Species of plant endemic to Western Australia

Hakea stenophylla is a shrub or tree in the family Proteaceae, with sweetly scented creamy-white flowers. It is endemic to Western Australia.

==Description==
Hakea stenophylla is a spreading shrub or tree typically growing to 5 m high with more or less smooth, dark bark. The branchlets are thickly covered with flattened, soft white hairs, occasionally rusty coloured. The surface quickly becoming smooth. The grey-green leaves are linear to narrowly egg-shaped 6 to 12 cm long and 1 to 4 mm wide. The leaves are initially thickly covered with flattened, rusty coloured, smooth soft hairs quickly becoming smooth. The leaves taper abruptly to a short pointed hook at the apex. The inflorescence consists of 10 to 16 cream-white, sweetly scented flowers on a peduncle 2-9 mm long that is densely covered with white, soft hairs. The individual flowers are on a stem 1-1.5 mm long. The perianth 1.6 to 4 mm long that is recurved to a claw. The pistil is 7 to 13 mm long with a recurved style and an oblique pollen presenter. The woody fruit are elliptic or obliquely egg-shaped, 3 to 4.5 cm long and 2 to 2.6 cm wide, abruptly narrowing with an upright or recurved black beak. The seeds within are 17 to 23 mm long and 9.5 to 16 mm wide with a wing down one side of seed body.

==Taxonomy==
The species was first formally described by Robert Brown in 1830 from an unpublished description by Allan Cunningham and Brown's description was published in Supplementum primum prodromi florae Novae Hollandiae. The specific epithet (stenophylla) is derived from the Greek stenos meaning "narrow" and phyllon meaning "leaf" referring to the shape of the leaves.

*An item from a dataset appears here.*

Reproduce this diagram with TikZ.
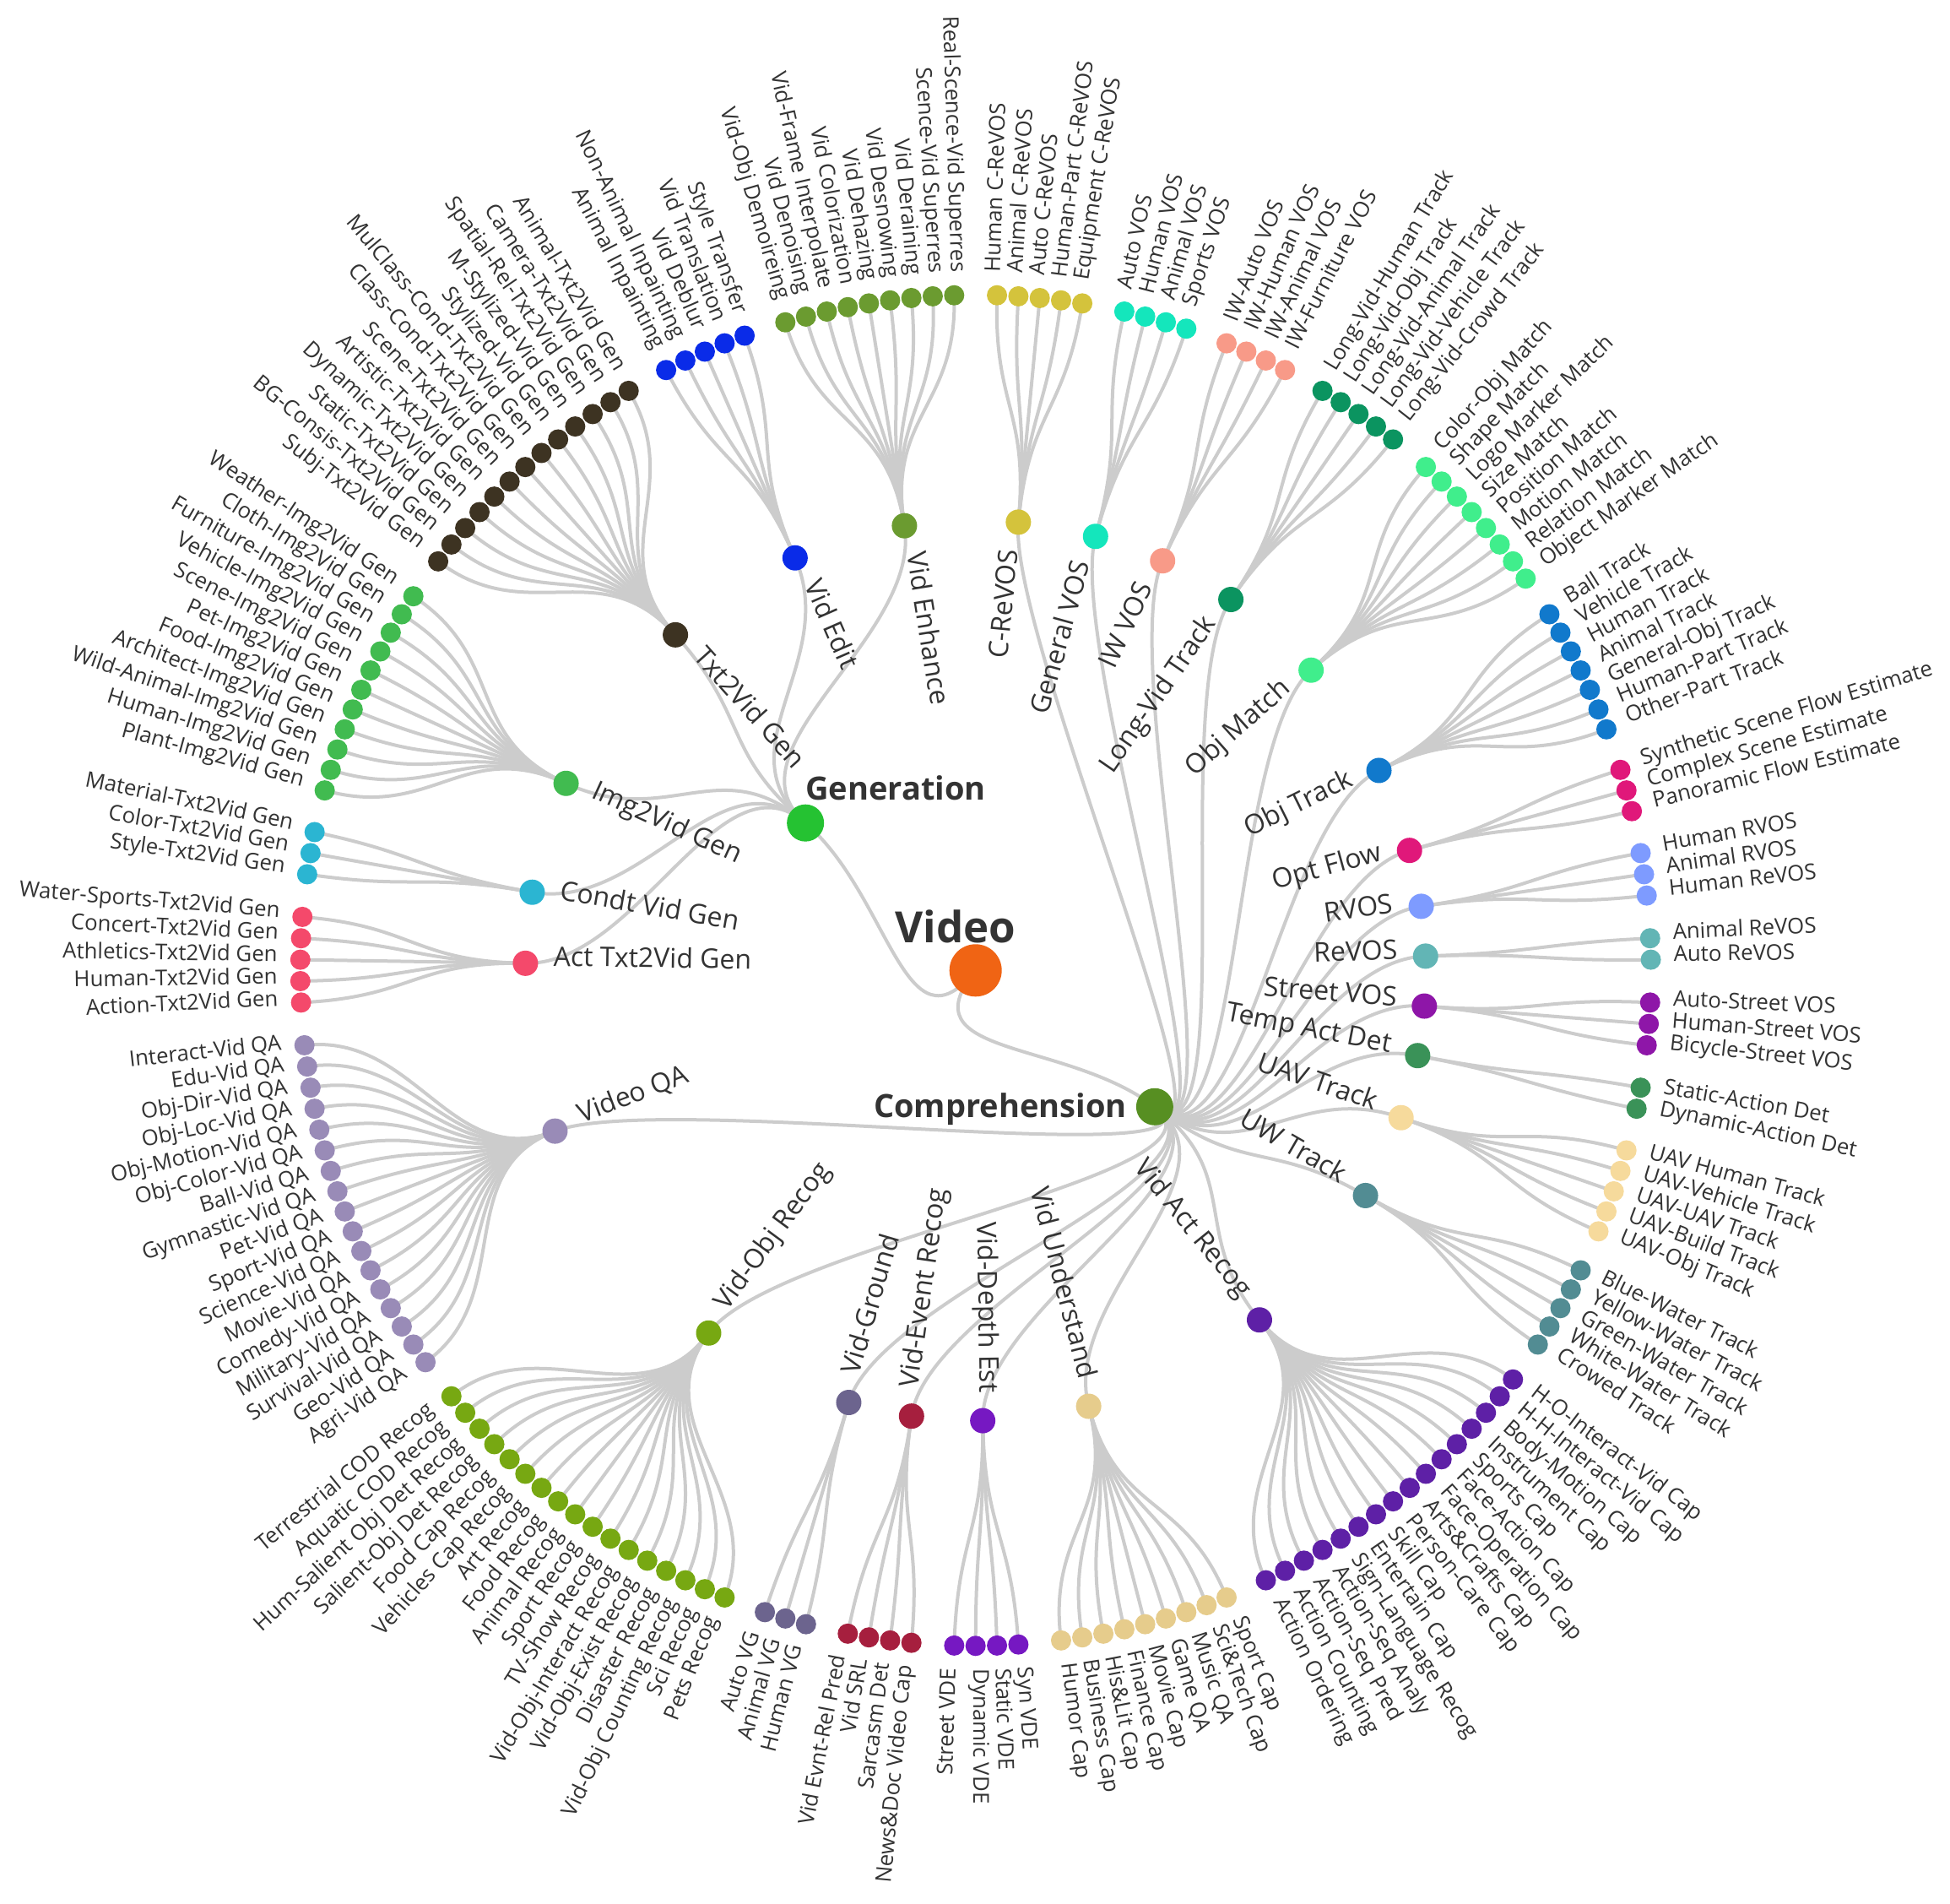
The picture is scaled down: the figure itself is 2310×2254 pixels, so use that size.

There are two recognized subspecies:

- Hakea stenophylla subsp. notialis R.M.Barker A spreading shrub up to 2 m high.
- Hakea stenophylla R.Br. subsp. stenophylla An erect small tree or shrub to 4 m high.
Both subspecies are also distinguished by their differing fruit valve thickness.

==Distribution==
Hakea stenophylla is endemic to an area in the Mid West and the Gascoyne regions of Western Australia where it is found on sandplains and among coastal sand dunes where it grows in sandy and loamy soils often around limestone usually with spinifex.